Subject Area Experimental Condensed Matter Physics
Term from 2015 to 2019
Project identifier Deutsche Forschungsgemeinschaft (DFG) - Project number 288444881
 
Final Report Year 2018

Final Report Abstract

The goal of this project was to understand the physics at the interfaces of ultrathin magnetic layers and non-magnetic materials with large spin-orbit interactions. In these systems, chiral interactions can emerge and lead to the formation of topological magnetic quasi-particles, so-called skyrmions. Furthermore, other interface effects can be used to drive these skyrmions in the material. The small size, large stability, and the high mobility of these skyrmions makes them very attractive for future data storage technologies. It was the proposed goal of this project to find ways to deterministically nucleate (write), annihilate (delete), and move (process) skyrmion bits and to demonstrate these operations in a prototype device, a so-called racetrack memory. The two most important ingredients for a skyrmion racetrack memory, (i) creation and (ii) motion, were demonstrated exactly as predicted in the original proposal. Skyrmion nucleation can be done in a simple integrated device, where the racetrack has a small notch. The process is ultrafast (sub-nanoseconds) and already meets energy requirements of commercial devices. Backand-forth skyrmion motion could be reproduced exactly several tens of billions of times in the same material, which again is sufficient for a prototype device. The key remaining issue, however, is not deleting the skyrmions. It is making them smaller (sub-10 nm) and faster (>1000 m/s) at room temperature.
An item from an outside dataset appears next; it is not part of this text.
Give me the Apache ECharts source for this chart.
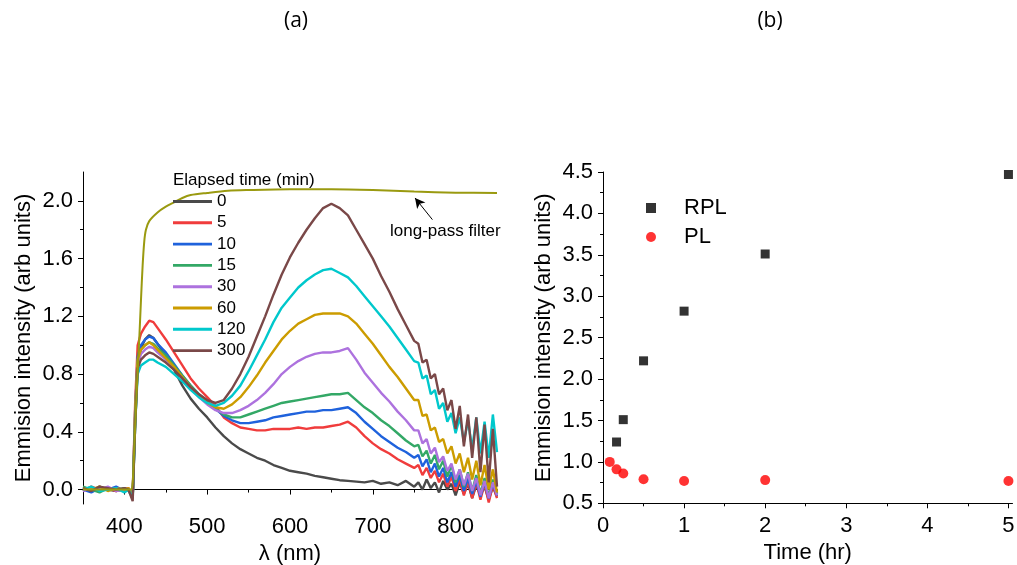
<!DOCTYPE html>
<html><head><meta charset="utf-8">
<script src="https://cdn.jsdelivr.net/npm/echarts@6/dist/echarts.min.js"></script>
<style>html,body{margin:0;padding:0;background:#fff}#c{width:1017px;height:565px}</style>
</head><body><div id="c"></div>
<script>
// ---- Panel (a) data ----
const wl = [350,360,370,380,390,400,405,410,413,416,420,425,430,435,
440,450,460,470,480,490,500,510,520,530,540,550,560,570,580,590,600,610,620,630,640,650,660,670,680,690,700,710,720,730,740,750,
755,760,765,770,775,780,785,790,795,800,805,810,815,820,825,830,835,840,845,850];
const seriesNames = ['0','5','10','15','30','60','120','300'];
const s0 = [0.01,-0.01,0.02,0.0,-0.01,0.01, 0.0,-0.05,0.45,0.85,0.98,1.04,1.07,1.05,
1.01,0.93,0.83,0.72,0.63,0.56,0.5,0.43,0.37,0.32,0.28,0.25,0.22,0.2,0.17,0.15,0.13,0.12,0.11,0.095,0.085,0.075,0.065,0.06,0.055,0.05,0.06,0.04,0.05,0.03,0.06,0.02,
0.05,0.0,0.07,0.01,0.05,-0.02,0.06,0.0,0.04,-0.04,0.05,-0.03,0.04,-0.06,0.03,-0.04,0.02,-0.07,0.02,-0.05];
const s5 = [-0.01,0.02,0.0,0.01,-0.01,0.0, 0.01,-0.04,0.6,1.0,1.08,1.13,1.17,1.16,
1.12,1.04,0.95,0.86,0.77,0.7,0.64,0.58,0.5,0.46,0.43,0.42,0.41,0.41,0.42,0.42,0.42,0.43,0.42,0.43,0.43,0.44,0.45,0.47,0.43,0.37,0.32,0.28,0.25,0.21,0.18,0.15,
0.17,0.1,0.15,0.08,0.13,0.05,0.11,0.02,0.09,-0.01,0.07,-0.04,0.06,-0.06,0.05,-0.07,0.04,-0.09,0.03,-0.06];
const s10 = [0.0,-0.02,0.01,0.0,0.02,-0.01, 0.0,-0.05,0.55,0.92,1.0,1.04,1.06,1.05,
1.01,0.95,0.87,0.79,0.72,0.66,0.61,0.56,0.51,0.48,0.46,0.46,0.47,0.48,0.5,0.51,0.52,0.53,0.54,0.54,0.55,0.55,0.56,0.57,0.53,0.47,0.42,0.37,0.33,0.29,0.26,0.22,
0.24,0.16,0.21,0.12,0.18,0.09,0.15,0.05,0.12,0.02,0.1,-0.01,0.08,-0.03,0.06,-0.05,0.05,-0.06,0.04,-0.04];
const s15 = [0.02,0.0,-0.02,0.01,0.0,0.01, -0.01,-0.06,0.5,0.88,0.97,1.0,1.02,1.01,
0.98,0.93,0.86,0.79,0.72,0.66,0.61,0.56,0.52,0.5,0.5,0.52,0.54,0.56,0.58,0.6,0.61,0.62,0.63,0.64,0.65,0.66,0.66,0.67,0.62,0.57,0.53,0.48,0.44,0.39,0.34,0.3,
0.31,0.23,0.27,0.18,0.24,0.14,0.2,0.09,0.17,0.05,0.14,0.02,0.12,-0.01,0.1,-0.03,0.08,-0.05,0.07,-0.03];
const s30 = [-0.01,0.01,0.0,0.02,-0.01,0.0, 0.0,-0.05,0.5,0.86,0.94,0.97,0.99,0.98,
0.95,0.9,0.84,0.77,0.7,0.64,0.59,0.55,0.53,0.53,0.55,0.58,0.62,0.67,0.73,0.8,0.85,0.89,0.92,0.94,0.95,0.95,0.96,0.98,0.9,0.81,0.74,0.67,0.61,0.54,0.48,0.41,
0.41,0.32,0.35,0.25,0.29,0.19,0.23,0.13,0.18,0.07,0.14,0.03,0.11,-0.01,0.08,-0.04,0.06,-0.06,0.05,-0.04];
const s60 = [0.01,0.0,0.02,-0.01,0.01,0.0, 0.01,-0.05,0.55,0.9,0.97,1.0,1.02,1.0,
0.97,0.91,0.85,0.78,0.71,0.65,0.6,0.57,0.56,0.59,0.64,0.71,0.79,0.88,0.96,1.04,1.1,1.15,1.18,1.21,1.22,1.22,1.22,1.2,1.15,1.08,1.01,0.93,0.85,0.78,0.7,0.62,
0.62,0.51,0.52,0.41,0.43,0.33,0.35,0.25,0.3,0.18,0.25,0.12,0.22,0.07,0.2,0.03,0.17,0.0,0.14,-0.02];
const s120 = [0.0,0.02,-0.01,0.0,0.01,-0.02, 0.0,-0.06,0.45,0.8,0.86,0.88,0.9,0.9,
0.88,0.85,0.8,0.75,0.69,0.64,0.6,0.58,0.6,0.65,0.72,0.82,0.93,1.04,1.16,1.26,1.33,1.4,1.45,1.49,1.52,1.53,1.5,1.47,1.41,1.34,1.27,1.2,1.13,1.05,0.97,0.89,
0.88,0.77,0.79,0.66,0.69,0.56,0.6,0.47,0.53,0.39,0.5,0.33,0.48,0.28,0.5,0.25,0.47,0.22,0.52,0.26];
const s300 = [0.01,-0.01,0.02,0.01,0.0,0.01, 0.0,-0.08,0.45,0.84,0.9,0.93,0.95,0.94,
0.92,0.88,0.83,0.77,0.71,0.66,0.62,0.6,0.62,0.7,0.8,0.92,1.06,1.2,1.35,1.49,1.61,1.71,1.8,1.88,1.95,1.98,1.95,1.9,1.8,1.7,1.6,1.48,1.37,1.25,1.14,1.03,
1.01,0.88,0.9,0.77,0.8,0.66,0.7,0.55,0.62,0.42,0.58,0.3,0.52,0.22,0.5,0.12,0.45,0.05,0.42,0.02];
const filterWl = [350,380,405,408,410,412,415,418,420,422,424,426,430,440,450,460,470,480,500,525,550,600,650,700,750,800,850];
const filterVal = [0.0,0.0,0.0,0.0,0.05,0.3,0.7,1.05,1.31,1.55,1.72,1.8,1.86,1.92,1.96,1.99,2.02,2.04,2.055,2.07,2.075,2.08,2.08,2.075,2.065,2.057,2.055];
const arrowFrom = [772, 1.87], arrowTo = [751, 2.02];
const xTicksA = [400,500,600,700,800], xMinorA = [350,450,550,650,750,850];
const yTicksA = [0,0.4,0.8,1.2,1.6,2.0], yMinorA = [0.2,0.6,1.0,1.4,1.8];
// ---- Panel (b) data ----
const timeRPL = [0.167,0.25,0.5,1,2,5];
const rpl = [1.24,1.51,2.22,2.82,3.51,4.47];
const timePL = [0.083,0.167,0.25,0.5,1,2,5];
const pl = [1.0,0.91,0.86,0.79,0.77,0.78,0.77];
const xTicksB = [0,1,2,3,4,5], xMinorB = [0.5,1.5,2.5,3.5,4.5];

const colors = ['#4a4a4a','#f03c3c','#1f62dc','#33a866','#ad72de','#cc9c00','#00c8cc','#7a4848'];
const spectra = [s0,s5,s10,s15,s30,s60,s120,s300];
const FF = 'Liberation Sans, Arial, sans-serif';
const zip = (a,b)=>a.map((v,i)=>[v,b[i]]);

const axisCommon = {axisLine:{show:true,lineStyle:{color:'#000',width:1}},splitLine:{show:false},
  axisLabel:{color:'#000',fontSize:22,fontFamily:FF},nameTextStyle:{color:'#000',fontSize:22,fontFamily:FF}};

const series = spectra.map((d,i)=>({name:seriesNames[i],type:'line',xAxisIndex:0,yAxisIndex:0,data:zip(wl,d),
  symbol:'none',lineStyle:{width:2.4,color:colors[i]},itemStyle:{color:colors[i]},silent:true,animation:false}));
series.push({name:'filter',type:'line',xAxisIndex:0,yAxisIndex:0,data:zip(filterWl,filterVal),symbol:'none',smooth:0.3,
  lineStyle:{width:2,color:'#9a9a10'},animation:false,
  markLine:{silent:true,symbol:['none','arrow'],symbolSize:[8,10],lineStyle:{color:'#000',width:1,type:'solid'},label:{show:false},
    data:[[{coord:arrowFrom},{coord:arrowTo}]],animation:false}});
series.push({name:'RPL',type:'scatter',xAxisIndex:2,yAxisIndex:2,data:zip(timeRPL,rpl),symbol:'rect',symbolSize:9,itemStyle:{color:'#000'},animation:false});
series.push({name:'PL',type:'scatter',xAxisIndex:2,yAxisIndex:2,data:zip(timePL,pl),symbol:'circle',symbolSize:10,itemStyle:{color:'#ff0000'},animation:false});

const minorAxis = (grid,min,max,vals,pos)=>({gridIndex:grid,type:'value',min:min,max:max,position:pos,axisLine:{show:false},
  axisLabel:{show:false},splitLine:{show:false},axisTick:{show:true,length:3,customValues:vals,lineStyle:{color:'#000'}}});

const option = {
  backgroundColor:'#fff',
  animation:false,
  grid:[
    {left:83,top:172,width:414,height:332,containLabel:false,outerBoundsMode:'none'},
    {left:603,top:172,width:409.5,height:331.3,containLabel:false,outerBoundsMode:'none'}
  ],
  xAxis:[
    Object.assign({},axisCommon,{gridIndex:0,type:'value',position:'bottom',min:350,max:850,name:'λ (nm)',nameLocation:'middle',nameGap:37,
      axisTick:{show:true,length:5,customValues:xTicksA,lineStyle:{color:'#000'}},
      axisLabel:Object.assign({},axisCommon.axisLabel,{margin:12,customValues:xTicksA})}),
    minorAxis(0,350,850,xMinorA,'bottom'),
    Object.assign({},axisCommon,{gridIndex:1,type:'value',position:'bottom',min:0,max:5.05,name:'Time (hr)',nameLocation:'middle',nameGap:37,
      axisTick:{show:true,length:5,customValues:xTicksB,lineStyle:{color:'#000'}},
      axisLabel:Object.assign({},axisCommon.axisLabel,{margin:12,customValues:xTicksB})}),
    minorAxis(1,0,5.05,xMinorB,'bottom')
  ],
  yAxis:[
    Object.assign({},axisCommon,{gridIndex:0,type:'value',position:'left',min:-0.1,max:2.2,name:'Emmision intensity (arb units)',nameLocation:'middle',nameGap:48,
      axisTick:{show:true,length:5,customValues:yTicksA,lineStyle:{color:'#000'}},
      axisLabel:Object.assign({},axisCommon.axisLabel,{margin:10,customValues:yTicksA,formatter:v=>v.toFixed(1)})}),
    minorAxis(0,-0.1,2.2,yMinorA,'left'),
    Object.assign({},axisCommon,{gridIndex:1,type:'value',position:'left',min:0.5,max:4.5,interval:0.5,name:'Emmision intensity (arb units)',nameLocation:'middle',nameGap:48,
      axisTick:{show:true,length:5,lineStyle:{color:'#000'}},minorTick:{show:true,splitNumber:2,length:3,lineStyle:{color:'#000'}},
      axisLabel:Object.assign({},axisCommon.axisLabel,{margin:10,formatter:v=>v.toFixed(1)})})
  ],
  legend:[
    {data:seriesNames,orient:'vertical',left:173,top:193,padding:0,itemWidth:39,itemHeight:16,itemGap:4.3,
      textStyle:{color:'#000',fontSize:17,fontFamily:FF,lineHeight:16},icon:'path://M0,6.5 L40,6.5 L40,9.5 L0,9.5 Z',selectedMode:false},
    {data:['RPL','PL'],orient:'vertical',left:646,top:197,padding:0,itemWidth:10,itemHeight:10,itemGap:7,
      textStyle:{color:'#000',fontSize:22,fontFamily:FF,padding:[0,0,0,23]},selectedMode:false}
  ],
  graphic:[
    {type:'text',left:173,top:172,style:{text:'Elapsed time (min)',fontSize:17,fontFamily:FF,fill:'#000'}},
    {type:'text',left:390,top:223,style:{text:'long-pass filter',fontSize:17,fontFamily:FF,fill:'#000'}},
    {type:'text',x:296,y:21,style:{text:'(a)',fontSize:21,fontFamily:'Open Sans, sans-serif',fill:'#000',align:'center',verticalAlign:'middle'}},
    {type:'text',x:770,y:21,style:{text:'(b)',fontSize:21,fontFamily:'Open Sans, sans-serif',fill:'#000',align:'center',verticalAlign:'middle'}}
  ],
  series:series
};
const chart = echarts.init(document.getElementById('c'),null,{renderer:'canvas'});
chart.setOption(option);
</script></body></html>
By analytically solving all energy integrals of magnetic skyrmions, including the decade-old challenge of stray field interactions, I could show that all ferromagnetic materials are fundamentally incapable of reaching these challenging goals. At the same time, my model allowed me to predict a phase pocket for such demanding technological goals in materials with antiferromagnetic exchange interactions, in particular in ferrimagnets. Concluding this project, I have obtained preliminary proof of such ultrasmall skyrmions in ferrimagnetic GdCo by x-ray holographic imaging.